--- start of EXTRACTED MATERIAL ---
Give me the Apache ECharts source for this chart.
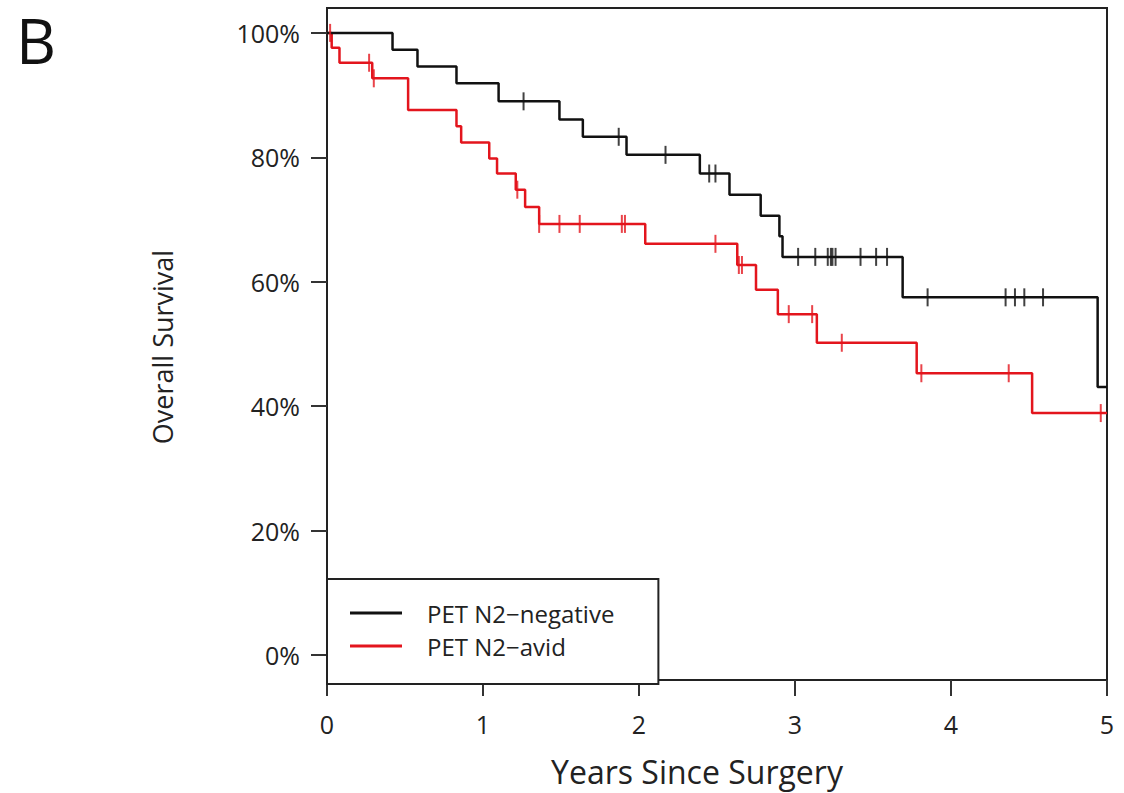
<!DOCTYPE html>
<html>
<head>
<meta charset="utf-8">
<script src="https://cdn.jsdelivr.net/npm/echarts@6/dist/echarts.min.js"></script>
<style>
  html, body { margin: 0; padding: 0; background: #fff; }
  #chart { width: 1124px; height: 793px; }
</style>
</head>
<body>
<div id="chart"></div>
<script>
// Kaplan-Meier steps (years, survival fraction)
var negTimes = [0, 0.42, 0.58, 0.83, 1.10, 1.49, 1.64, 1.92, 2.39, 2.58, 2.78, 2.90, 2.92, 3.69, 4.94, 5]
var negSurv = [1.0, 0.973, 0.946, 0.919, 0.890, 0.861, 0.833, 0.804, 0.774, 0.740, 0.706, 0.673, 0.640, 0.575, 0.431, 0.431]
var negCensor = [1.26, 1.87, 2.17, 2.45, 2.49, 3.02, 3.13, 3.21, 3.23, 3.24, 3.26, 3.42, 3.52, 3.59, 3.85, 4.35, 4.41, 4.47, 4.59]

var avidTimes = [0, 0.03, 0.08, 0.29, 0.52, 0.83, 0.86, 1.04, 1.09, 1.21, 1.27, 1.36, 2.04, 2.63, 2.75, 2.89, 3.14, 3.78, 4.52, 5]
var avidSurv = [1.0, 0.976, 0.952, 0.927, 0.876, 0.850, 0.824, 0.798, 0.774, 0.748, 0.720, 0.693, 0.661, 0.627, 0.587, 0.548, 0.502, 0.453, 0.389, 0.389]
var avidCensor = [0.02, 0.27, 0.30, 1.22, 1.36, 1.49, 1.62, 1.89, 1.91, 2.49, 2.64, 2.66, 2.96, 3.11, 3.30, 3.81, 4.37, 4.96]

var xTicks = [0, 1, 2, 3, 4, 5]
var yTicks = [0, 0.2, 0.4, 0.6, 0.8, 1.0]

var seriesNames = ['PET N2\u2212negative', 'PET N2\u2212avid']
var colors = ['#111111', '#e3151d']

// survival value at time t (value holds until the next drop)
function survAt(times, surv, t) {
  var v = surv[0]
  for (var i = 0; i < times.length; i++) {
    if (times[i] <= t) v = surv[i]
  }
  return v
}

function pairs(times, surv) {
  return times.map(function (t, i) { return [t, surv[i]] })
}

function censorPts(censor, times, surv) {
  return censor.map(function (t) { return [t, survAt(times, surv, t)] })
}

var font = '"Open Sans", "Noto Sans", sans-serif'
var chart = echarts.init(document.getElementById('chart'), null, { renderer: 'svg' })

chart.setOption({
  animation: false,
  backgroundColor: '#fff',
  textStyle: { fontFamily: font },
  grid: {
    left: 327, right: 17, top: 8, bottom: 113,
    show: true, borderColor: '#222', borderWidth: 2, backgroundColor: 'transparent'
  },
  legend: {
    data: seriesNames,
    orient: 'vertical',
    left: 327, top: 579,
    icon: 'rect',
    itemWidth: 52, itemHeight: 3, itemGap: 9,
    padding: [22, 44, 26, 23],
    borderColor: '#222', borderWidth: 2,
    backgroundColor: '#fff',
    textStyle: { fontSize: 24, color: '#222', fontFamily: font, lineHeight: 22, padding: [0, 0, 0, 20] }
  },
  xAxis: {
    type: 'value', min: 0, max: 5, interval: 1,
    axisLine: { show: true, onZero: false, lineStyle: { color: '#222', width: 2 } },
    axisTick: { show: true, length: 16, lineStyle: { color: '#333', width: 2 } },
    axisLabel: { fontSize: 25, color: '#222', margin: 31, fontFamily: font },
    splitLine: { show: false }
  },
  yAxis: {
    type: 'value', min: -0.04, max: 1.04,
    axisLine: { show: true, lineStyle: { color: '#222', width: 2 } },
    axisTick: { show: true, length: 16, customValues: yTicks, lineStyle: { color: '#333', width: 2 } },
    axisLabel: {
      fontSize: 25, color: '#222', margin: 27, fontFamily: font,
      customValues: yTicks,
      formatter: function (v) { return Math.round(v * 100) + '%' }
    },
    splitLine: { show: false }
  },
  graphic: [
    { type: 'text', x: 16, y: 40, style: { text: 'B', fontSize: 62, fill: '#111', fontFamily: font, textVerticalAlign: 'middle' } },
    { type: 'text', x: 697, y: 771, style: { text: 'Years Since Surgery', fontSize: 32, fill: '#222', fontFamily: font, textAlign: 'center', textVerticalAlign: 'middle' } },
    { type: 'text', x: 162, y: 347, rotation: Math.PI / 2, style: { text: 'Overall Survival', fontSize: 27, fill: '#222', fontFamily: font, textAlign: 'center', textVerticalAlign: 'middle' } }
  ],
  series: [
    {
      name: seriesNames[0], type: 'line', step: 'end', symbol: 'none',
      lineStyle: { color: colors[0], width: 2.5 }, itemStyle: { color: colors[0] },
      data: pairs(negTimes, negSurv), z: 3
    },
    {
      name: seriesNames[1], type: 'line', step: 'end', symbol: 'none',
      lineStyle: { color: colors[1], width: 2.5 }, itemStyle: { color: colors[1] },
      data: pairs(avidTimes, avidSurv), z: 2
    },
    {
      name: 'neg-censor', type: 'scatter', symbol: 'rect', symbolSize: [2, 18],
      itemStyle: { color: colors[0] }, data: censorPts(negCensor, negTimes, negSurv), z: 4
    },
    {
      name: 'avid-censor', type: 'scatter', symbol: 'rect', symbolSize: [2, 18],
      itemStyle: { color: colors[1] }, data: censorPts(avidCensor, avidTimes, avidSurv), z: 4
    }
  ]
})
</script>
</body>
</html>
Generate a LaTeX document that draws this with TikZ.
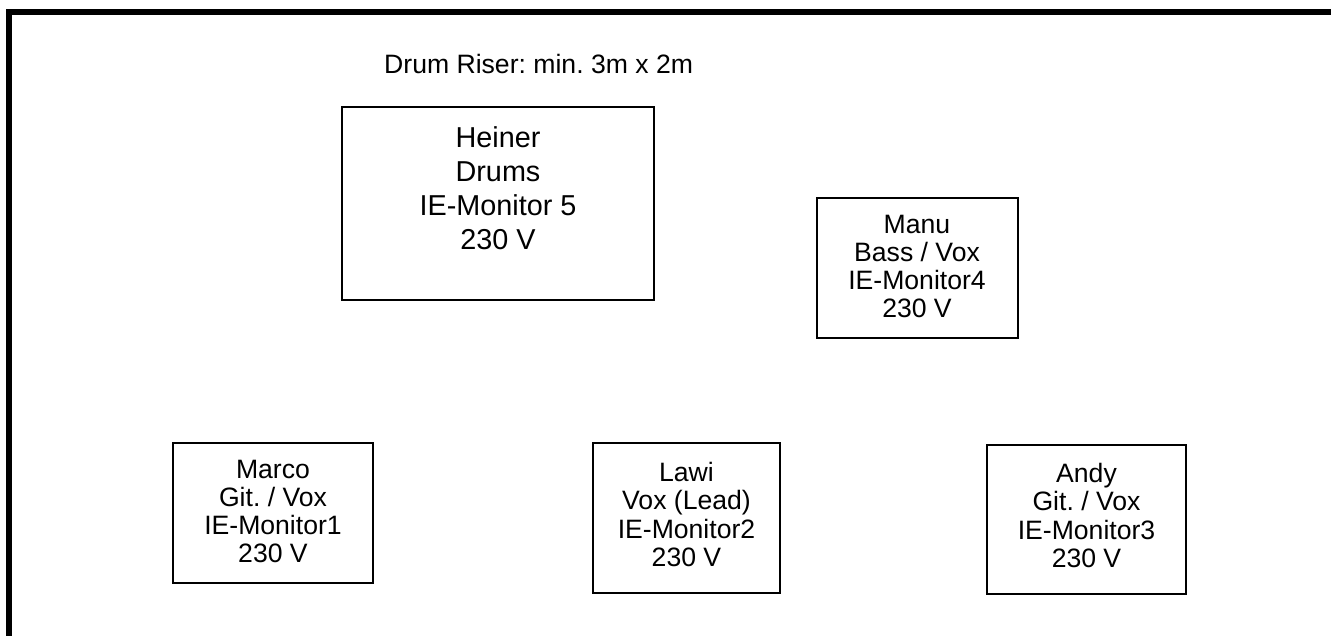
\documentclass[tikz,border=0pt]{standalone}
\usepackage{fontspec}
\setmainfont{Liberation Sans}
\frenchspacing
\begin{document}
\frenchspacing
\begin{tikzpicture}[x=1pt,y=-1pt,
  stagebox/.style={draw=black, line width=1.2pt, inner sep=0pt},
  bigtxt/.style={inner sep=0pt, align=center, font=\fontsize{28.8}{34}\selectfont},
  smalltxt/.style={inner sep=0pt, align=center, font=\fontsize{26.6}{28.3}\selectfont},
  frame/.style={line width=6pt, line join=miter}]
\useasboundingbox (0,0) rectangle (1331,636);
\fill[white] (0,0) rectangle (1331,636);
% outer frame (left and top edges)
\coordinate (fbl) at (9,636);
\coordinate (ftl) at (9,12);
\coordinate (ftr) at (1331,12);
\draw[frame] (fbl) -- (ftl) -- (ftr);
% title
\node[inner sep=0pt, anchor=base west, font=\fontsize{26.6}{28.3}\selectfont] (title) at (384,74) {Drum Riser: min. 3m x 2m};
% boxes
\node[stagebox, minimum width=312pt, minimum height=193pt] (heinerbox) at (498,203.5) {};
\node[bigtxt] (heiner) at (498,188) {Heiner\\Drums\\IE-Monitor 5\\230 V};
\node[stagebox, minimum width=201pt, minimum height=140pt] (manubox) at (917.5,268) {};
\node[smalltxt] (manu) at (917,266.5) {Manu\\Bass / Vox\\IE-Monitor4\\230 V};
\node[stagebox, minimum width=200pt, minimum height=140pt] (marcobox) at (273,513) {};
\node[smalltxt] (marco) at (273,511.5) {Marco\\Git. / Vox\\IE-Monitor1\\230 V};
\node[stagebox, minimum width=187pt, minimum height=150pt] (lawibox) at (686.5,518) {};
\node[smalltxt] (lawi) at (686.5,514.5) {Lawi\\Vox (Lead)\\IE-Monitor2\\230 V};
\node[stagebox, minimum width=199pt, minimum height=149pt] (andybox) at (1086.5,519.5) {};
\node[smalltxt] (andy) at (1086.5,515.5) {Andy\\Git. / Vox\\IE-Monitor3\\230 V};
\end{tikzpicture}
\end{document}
--- end of EXTRACTED MATERIAL ---
WHAT IS NEEDED:
Report only how many lines of the listing hold the word "this".

COMPLETE RESPONSE:
2